- [EXERCISE] Find the string "this" in the entries and copy each line that has it.

- [DATASET RECORDS]
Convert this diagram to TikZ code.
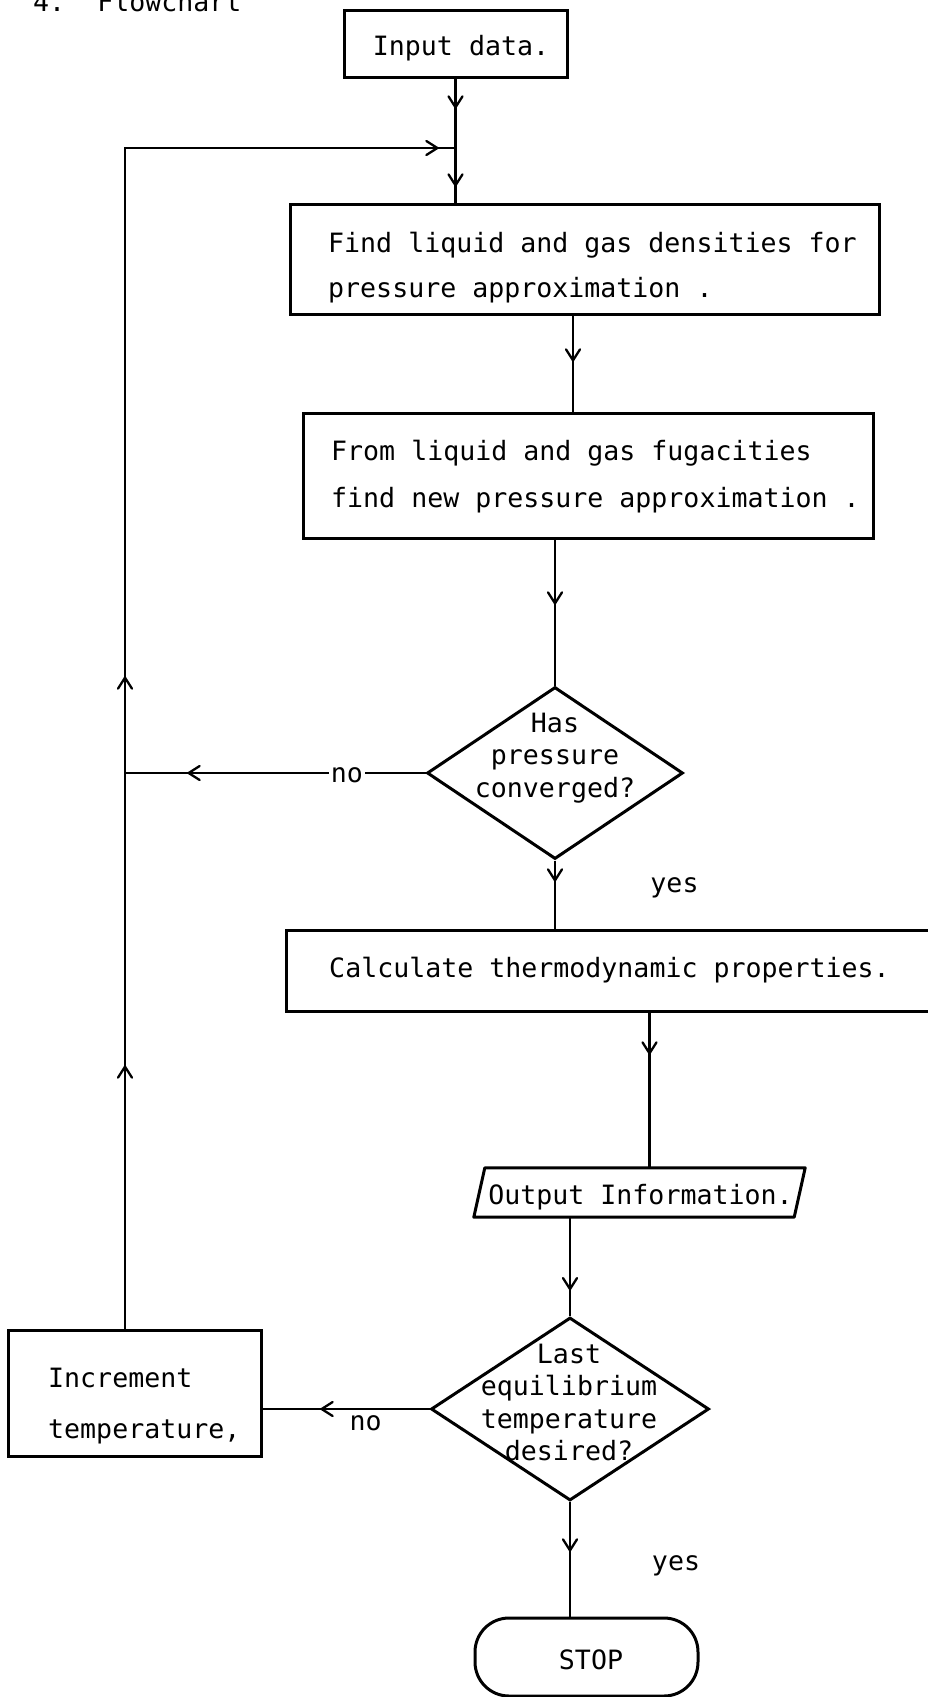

* * *

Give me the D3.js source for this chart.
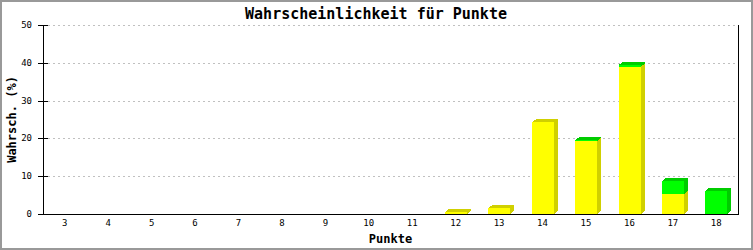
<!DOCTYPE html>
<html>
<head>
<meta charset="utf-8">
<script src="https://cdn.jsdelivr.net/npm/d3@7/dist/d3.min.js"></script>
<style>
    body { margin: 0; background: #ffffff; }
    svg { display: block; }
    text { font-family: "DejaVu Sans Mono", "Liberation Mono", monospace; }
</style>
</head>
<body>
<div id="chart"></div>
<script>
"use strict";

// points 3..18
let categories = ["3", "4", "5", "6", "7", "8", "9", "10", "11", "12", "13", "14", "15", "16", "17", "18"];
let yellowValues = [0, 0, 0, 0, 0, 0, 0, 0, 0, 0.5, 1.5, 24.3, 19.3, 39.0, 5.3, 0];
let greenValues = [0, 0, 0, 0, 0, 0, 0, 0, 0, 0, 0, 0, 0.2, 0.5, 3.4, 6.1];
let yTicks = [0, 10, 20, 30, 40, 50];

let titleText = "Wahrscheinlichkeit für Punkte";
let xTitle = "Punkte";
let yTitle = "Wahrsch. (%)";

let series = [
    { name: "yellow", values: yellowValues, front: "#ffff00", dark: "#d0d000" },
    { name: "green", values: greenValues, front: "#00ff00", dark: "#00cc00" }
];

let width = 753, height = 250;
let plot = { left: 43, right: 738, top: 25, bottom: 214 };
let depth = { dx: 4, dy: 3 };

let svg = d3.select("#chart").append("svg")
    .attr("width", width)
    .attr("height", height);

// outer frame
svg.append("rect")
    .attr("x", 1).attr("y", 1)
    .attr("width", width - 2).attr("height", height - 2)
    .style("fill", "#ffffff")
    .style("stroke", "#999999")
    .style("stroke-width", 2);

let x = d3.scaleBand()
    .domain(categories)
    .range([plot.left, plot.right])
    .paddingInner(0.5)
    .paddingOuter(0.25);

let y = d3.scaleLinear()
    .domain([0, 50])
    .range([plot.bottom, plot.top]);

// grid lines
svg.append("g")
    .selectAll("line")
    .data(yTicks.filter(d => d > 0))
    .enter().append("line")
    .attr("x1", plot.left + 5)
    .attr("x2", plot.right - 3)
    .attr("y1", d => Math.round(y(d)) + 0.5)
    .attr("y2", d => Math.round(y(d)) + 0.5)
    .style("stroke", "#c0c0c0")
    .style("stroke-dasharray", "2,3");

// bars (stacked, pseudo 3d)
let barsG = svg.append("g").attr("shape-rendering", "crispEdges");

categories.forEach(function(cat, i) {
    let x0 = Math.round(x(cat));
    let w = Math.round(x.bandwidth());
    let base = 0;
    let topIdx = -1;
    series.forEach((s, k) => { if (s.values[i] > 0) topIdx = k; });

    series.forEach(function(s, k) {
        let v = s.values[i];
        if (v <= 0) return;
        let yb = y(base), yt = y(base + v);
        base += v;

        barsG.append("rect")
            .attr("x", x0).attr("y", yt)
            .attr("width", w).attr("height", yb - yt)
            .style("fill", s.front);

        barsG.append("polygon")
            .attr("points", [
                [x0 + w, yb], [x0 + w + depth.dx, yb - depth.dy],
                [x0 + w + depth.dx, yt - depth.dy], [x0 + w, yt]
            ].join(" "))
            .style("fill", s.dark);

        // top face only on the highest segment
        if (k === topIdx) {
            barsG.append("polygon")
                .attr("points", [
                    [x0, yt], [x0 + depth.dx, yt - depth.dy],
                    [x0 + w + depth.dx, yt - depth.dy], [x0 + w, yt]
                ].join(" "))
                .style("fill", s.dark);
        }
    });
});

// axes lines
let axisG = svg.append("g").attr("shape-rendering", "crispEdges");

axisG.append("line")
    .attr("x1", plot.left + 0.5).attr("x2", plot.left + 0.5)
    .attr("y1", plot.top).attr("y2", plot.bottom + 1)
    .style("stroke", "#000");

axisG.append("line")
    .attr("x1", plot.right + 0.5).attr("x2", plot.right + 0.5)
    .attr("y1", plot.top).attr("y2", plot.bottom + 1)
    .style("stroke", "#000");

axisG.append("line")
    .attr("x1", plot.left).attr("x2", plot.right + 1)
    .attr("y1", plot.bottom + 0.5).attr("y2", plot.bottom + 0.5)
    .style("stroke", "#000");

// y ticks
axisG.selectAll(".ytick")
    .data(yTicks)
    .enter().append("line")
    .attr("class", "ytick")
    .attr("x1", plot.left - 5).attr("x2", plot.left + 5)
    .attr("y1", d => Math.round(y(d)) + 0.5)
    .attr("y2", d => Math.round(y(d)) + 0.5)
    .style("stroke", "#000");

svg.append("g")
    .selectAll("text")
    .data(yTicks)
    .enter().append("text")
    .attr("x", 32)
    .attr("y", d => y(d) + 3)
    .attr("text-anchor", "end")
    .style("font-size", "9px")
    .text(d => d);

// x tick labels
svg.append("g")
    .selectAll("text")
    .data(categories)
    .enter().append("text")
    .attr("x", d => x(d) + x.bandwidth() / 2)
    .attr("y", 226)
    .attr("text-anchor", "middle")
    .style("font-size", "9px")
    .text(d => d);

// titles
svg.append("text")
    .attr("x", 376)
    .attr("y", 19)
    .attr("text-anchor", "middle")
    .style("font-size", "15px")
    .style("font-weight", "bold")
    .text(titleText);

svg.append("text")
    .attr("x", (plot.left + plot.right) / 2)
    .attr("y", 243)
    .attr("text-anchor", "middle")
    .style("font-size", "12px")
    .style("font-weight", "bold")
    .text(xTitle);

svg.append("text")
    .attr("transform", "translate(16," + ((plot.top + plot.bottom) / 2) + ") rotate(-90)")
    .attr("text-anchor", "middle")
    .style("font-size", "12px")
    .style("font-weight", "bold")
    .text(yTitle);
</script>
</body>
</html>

- [TASK ANSWER]
Convert this diagram to TikZ code.
Give me the D3.js source for this chart.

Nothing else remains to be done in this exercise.